--- START Provided entries ---
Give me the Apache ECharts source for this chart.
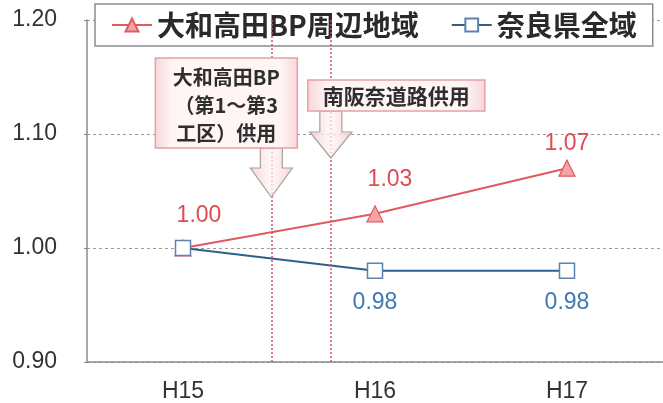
--- END Provided entries ---
--- START Provided entries ---
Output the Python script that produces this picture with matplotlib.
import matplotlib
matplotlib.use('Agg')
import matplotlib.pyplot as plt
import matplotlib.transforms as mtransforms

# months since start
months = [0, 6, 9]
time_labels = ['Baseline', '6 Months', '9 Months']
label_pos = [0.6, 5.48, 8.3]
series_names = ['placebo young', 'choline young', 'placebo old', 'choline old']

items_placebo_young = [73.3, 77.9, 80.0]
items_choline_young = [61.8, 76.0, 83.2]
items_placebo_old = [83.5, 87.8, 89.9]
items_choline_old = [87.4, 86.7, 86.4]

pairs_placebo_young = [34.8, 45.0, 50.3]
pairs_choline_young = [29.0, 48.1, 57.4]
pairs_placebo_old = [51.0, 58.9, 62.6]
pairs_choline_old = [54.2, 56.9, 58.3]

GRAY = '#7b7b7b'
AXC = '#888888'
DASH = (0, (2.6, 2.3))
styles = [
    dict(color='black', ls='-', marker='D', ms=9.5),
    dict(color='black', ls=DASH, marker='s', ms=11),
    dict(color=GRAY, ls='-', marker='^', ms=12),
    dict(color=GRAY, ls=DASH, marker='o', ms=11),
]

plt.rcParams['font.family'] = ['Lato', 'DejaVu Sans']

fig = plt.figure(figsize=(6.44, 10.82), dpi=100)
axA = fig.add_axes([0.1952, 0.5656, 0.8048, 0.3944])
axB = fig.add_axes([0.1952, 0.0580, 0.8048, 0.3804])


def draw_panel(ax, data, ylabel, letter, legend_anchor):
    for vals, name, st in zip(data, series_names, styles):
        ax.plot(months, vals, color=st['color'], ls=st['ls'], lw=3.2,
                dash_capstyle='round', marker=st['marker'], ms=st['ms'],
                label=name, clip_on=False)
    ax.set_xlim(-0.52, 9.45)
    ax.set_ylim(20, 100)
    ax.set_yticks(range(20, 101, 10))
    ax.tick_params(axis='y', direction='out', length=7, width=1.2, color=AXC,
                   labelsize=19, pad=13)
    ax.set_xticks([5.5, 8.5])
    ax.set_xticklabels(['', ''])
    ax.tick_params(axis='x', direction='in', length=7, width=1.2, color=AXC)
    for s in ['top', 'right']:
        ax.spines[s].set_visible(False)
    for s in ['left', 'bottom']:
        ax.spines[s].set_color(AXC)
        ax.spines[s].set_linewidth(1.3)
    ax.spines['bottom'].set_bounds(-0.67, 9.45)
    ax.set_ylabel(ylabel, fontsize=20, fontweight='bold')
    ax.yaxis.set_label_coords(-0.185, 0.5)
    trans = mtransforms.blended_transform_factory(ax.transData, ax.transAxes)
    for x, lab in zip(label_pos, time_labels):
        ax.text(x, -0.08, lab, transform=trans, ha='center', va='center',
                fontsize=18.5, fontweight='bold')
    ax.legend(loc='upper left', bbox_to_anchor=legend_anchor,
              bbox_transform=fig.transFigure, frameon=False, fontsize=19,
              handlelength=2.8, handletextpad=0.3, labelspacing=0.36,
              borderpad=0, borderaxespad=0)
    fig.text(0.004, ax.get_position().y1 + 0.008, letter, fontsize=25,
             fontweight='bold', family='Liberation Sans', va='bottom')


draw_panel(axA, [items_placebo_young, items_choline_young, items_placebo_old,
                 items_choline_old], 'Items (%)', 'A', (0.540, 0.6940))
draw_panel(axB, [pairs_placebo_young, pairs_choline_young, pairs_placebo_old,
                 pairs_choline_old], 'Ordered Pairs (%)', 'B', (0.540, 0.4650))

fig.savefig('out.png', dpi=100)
--- END Provided entries ---
--- START Provided entries ---
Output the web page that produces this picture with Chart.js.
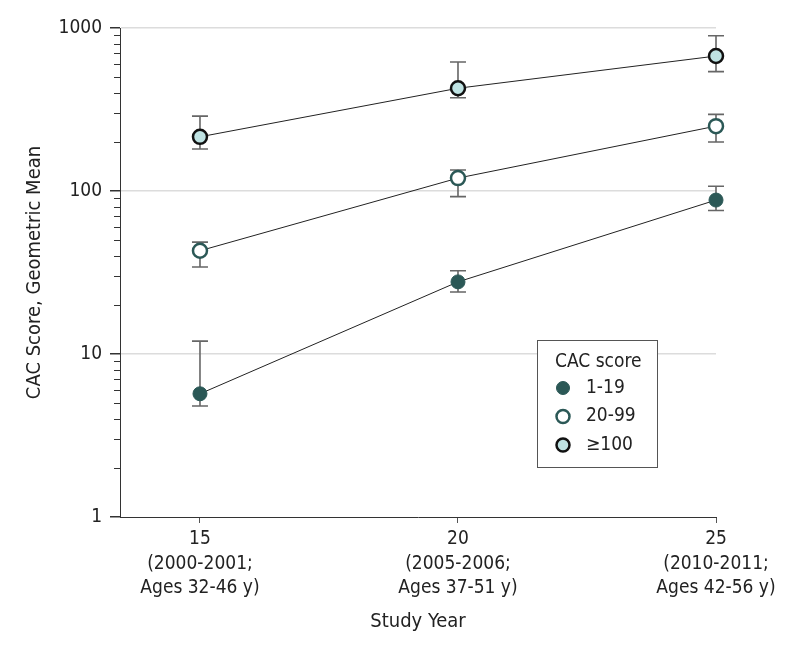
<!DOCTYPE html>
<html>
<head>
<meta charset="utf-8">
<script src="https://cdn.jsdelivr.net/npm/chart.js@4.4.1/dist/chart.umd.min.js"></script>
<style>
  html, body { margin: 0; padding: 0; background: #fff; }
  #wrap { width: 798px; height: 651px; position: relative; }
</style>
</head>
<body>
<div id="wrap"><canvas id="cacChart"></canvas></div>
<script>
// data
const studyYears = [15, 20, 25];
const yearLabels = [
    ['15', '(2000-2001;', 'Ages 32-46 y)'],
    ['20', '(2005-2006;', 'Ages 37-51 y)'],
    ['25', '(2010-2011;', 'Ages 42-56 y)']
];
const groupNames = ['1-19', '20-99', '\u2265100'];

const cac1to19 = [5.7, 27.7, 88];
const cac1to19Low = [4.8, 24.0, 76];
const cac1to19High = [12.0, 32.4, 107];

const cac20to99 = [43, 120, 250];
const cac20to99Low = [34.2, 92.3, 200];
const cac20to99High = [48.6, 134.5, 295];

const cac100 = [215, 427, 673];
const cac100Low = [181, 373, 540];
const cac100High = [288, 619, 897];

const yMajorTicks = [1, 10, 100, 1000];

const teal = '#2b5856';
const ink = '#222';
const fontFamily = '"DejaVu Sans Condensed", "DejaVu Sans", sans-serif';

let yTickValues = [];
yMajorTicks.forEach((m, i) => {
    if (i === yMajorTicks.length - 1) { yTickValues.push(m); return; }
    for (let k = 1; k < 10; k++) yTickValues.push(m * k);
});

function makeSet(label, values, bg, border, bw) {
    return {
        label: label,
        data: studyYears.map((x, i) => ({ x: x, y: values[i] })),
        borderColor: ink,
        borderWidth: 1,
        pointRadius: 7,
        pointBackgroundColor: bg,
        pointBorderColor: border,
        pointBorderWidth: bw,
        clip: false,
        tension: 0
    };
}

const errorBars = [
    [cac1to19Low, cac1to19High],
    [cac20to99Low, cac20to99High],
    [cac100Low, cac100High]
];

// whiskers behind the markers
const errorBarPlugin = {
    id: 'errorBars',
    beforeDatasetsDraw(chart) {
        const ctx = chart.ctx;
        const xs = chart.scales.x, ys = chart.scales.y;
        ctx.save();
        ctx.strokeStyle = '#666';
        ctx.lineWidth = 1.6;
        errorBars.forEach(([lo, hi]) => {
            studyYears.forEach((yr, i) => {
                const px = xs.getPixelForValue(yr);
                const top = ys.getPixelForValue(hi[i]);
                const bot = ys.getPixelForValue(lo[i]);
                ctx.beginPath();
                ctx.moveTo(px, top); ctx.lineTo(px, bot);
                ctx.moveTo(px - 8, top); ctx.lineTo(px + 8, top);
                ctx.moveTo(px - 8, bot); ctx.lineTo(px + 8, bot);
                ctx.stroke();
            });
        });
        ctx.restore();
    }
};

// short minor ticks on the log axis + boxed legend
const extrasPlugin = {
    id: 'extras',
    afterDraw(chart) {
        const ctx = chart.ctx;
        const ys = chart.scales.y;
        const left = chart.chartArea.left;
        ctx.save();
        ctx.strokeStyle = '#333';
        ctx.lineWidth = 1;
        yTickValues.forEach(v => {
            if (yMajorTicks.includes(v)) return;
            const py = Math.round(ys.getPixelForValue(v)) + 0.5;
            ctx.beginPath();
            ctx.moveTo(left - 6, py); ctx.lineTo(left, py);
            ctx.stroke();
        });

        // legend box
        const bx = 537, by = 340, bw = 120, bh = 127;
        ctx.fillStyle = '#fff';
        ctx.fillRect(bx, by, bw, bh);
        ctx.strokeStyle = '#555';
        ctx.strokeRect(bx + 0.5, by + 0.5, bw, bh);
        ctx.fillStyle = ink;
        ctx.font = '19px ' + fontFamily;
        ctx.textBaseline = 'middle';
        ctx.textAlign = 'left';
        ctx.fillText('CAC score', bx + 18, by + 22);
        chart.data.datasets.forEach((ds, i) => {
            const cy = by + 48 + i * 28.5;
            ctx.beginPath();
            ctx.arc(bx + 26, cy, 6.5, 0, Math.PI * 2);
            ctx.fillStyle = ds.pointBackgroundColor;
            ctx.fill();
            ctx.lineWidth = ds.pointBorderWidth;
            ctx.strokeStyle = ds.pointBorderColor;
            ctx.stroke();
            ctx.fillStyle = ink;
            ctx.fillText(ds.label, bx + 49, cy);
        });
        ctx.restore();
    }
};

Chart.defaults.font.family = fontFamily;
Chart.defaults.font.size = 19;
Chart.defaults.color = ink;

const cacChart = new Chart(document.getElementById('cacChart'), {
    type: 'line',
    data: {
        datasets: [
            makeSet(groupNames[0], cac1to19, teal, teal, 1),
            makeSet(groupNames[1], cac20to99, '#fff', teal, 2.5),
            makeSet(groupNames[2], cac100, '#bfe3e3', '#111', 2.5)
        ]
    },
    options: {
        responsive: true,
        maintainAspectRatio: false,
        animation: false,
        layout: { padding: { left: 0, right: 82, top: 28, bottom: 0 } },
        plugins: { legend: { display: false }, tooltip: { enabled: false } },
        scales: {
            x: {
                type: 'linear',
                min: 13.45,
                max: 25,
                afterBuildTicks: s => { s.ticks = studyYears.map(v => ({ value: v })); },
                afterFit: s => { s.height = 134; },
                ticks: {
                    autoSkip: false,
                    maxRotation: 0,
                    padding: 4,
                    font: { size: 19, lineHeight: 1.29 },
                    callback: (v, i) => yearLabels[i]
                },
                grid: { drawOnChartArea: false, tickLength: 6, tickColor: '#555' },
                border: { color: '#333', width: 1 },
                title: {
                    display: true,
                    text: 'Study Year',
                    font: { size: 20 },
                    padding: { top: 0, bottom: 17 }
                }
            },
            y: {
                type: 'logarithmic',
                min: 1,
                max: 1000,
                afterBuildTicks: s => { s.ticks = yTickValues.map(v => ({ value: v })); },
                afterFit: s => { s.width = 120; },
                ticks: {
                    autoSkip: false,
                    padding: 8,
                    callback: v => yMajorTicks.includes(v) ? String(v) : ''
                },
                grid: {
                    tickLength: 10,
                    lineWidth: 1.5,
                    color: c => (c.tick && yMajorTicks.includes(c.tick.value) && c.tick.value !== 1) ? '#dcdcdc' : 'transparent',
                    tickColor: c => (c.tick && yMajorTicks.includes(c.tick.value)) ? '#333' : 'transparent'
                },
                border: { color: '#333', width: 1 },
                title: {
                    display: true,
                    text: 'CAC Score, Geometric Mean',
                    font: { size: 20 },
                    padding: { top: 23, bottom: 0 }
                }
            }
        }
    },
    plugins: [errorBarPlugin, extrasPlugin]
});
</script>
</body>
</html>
--- END Provided entries ---
■ **Your goal**
From the records above, quote word for word only the lines beginning at the line that has "Output the web" and stopping after the line that has "const groupNames = ['1-19', '20-99', '\u2265100'];". Omit the pictures.

■ **Output for this task**
Output the web page that produces this picture with Chart.js.
<!DOCTYPE html>
<html>
<head>
<meta charset="utf-8">
<script src="https://cdn.jsdelivr.net/npm/chart.js@4.4.1/dist/chart.umd.min.js"></script>
<style>
  html, body { margin: 0; padding: 0; background: #fff; }
  #wrap { width: 798px; height: 651px; position: relative; }
</style>
</head>
<body>
<div id="wrap"><canvas id="cacChart"></canvas></div>
<script>
// data
const studyYears = [15, 20, 25];
const yearLabels = [
    ['15', '(2000-2001;', 'Ages 32-46 y)'],
    ['20', '(2005-2006;', 'Ages 37-51 y)'],
    ['25', '(2010-2011;', 'Ages 42-56 y)']
];
const groupNames = ['1-19', '20-99', '\u2265100'];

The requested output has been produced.